Mariano Rajoy ha convertido el supermercado del multipartidismo en su barra libre, en una extensión de su cocina en Moncloa. Entre hervores propios y ajenos estofó la legislatura y ahora se atreve con su propio adobo en busca acaso de la eternidad institucional y biológica. Por eso el lunes invocó al todopoderoso cuando, a sus 61 años, le preguntaron por su futuro: pues Dios dirá, dijo. 

Por encima de toda especulación humana, de toda invocación divina, sobresalen la voluntad de Rajoy de seguir al frente del PP y del Gobierno y su habilidad en los fogones del poder. Miren si no. Cuando estuvo a punto de caer definitivamente -tras las elecciones de diciembre de 2015- convirtió en pinches a Pablo Iglesias -primero- y Susana Díaz -después- para chamuscar a Pedro Sáchez hasta convertirlo en un milagro de la transmutación de la carne cocinada. Por eso Il Bello de la socialdemocracia continental -junto a Matteo Renzi y Manuel Valls- ha acabado convirtiéndose en el deseado e incluso en el desaparecido de las bases de un partido en ebullición.

Más tarde, con ayuda de Antonio Hernando y de la gestora del PSOE, Rajoy sacó adelante su investidura y también el techo de gasto hasta convertir la rosa socialista en el espeto que probablemente le sacará las castañas del fuego en la votación de los Presupuestos Generales del Estado.

A fuego lento, este plato con ayuda de Soraya y los maillos, ahumó a Aznar hasta arencarlo -seco como está- y desaparecerlo.

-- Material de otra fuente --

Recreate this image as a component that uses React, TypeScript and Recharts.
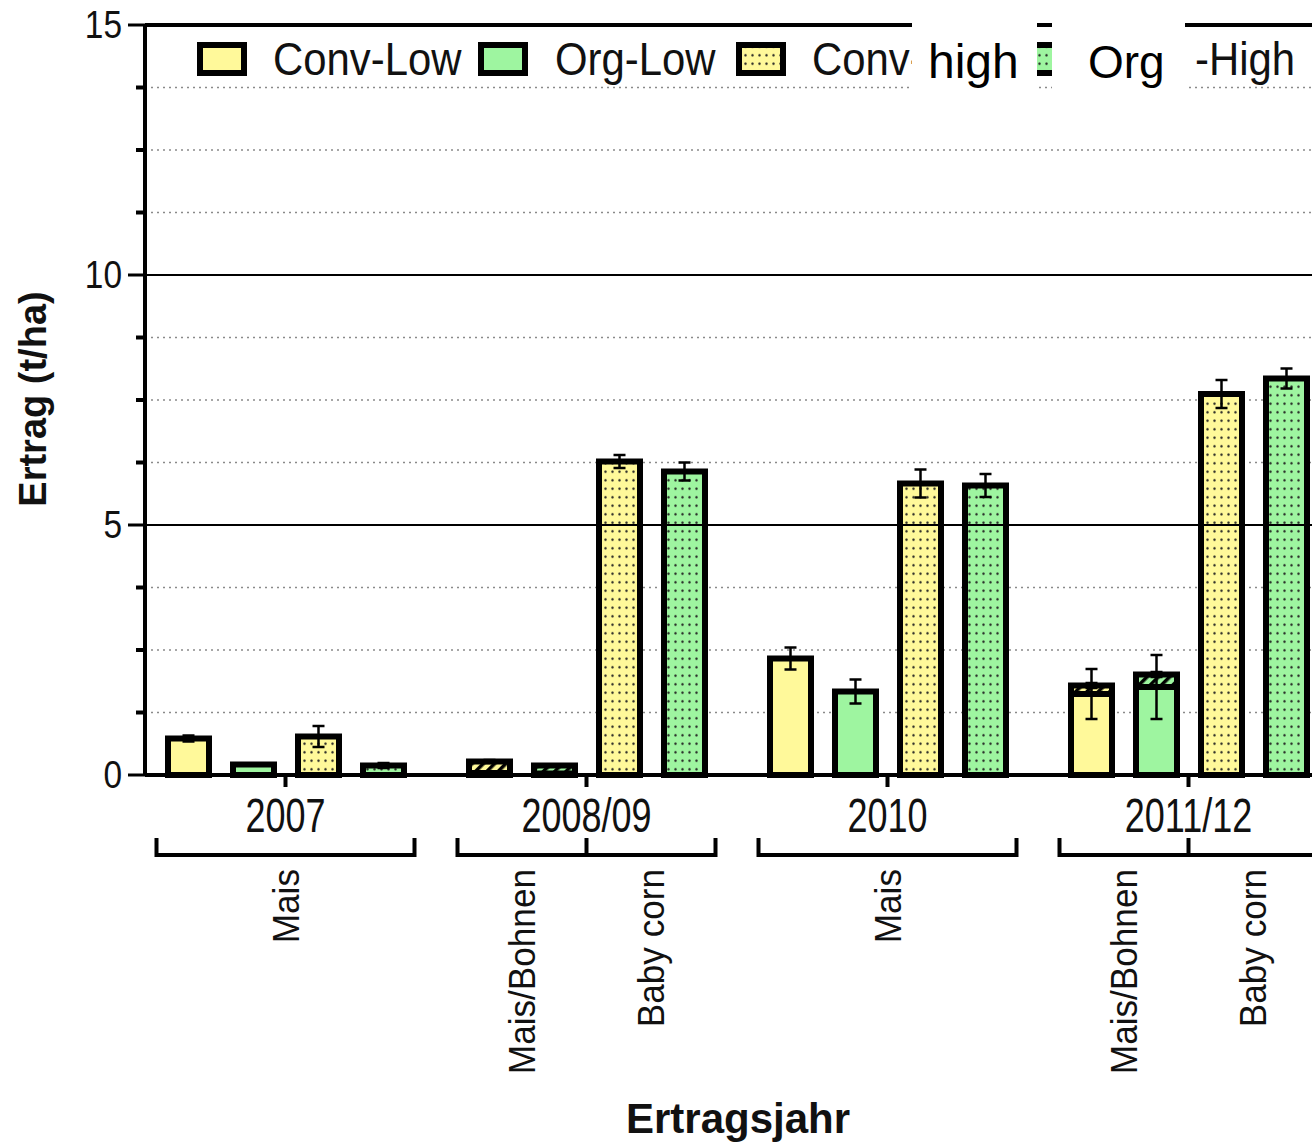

Y ahora, gracias a Albert Rivera, a quien aprieta o afloja las manijas del gas a conveniencia, ultima el asado de una regeneración reiteradamente postergada para bochorno de muchos votantes de Ciudadanos. 

Puede que la victoria de Trump (70) en EEUU y la reelección de Merkel (62) como candidata de los conservadores alemanes hayan animado al presidente. Puede que, por efecto del walk fast, los años pesen menos a Rajoy que los escándalos que acabaron con lo que quedaba de su quinta en PP. O puede que, tras un año de pedagogía del sobresalto y de domesticación en lo excepcional, el presidente haya pensado que ha llegado el momento de demostrarnos su vocación de Dorian Gray. Al fin y al cabo, los disgustos apenas le procuran canas de patillas para arriba y nadie, nadie como él, conoce los matices gustativos de gobernar a perpetuidad, como un fin en sí mismo.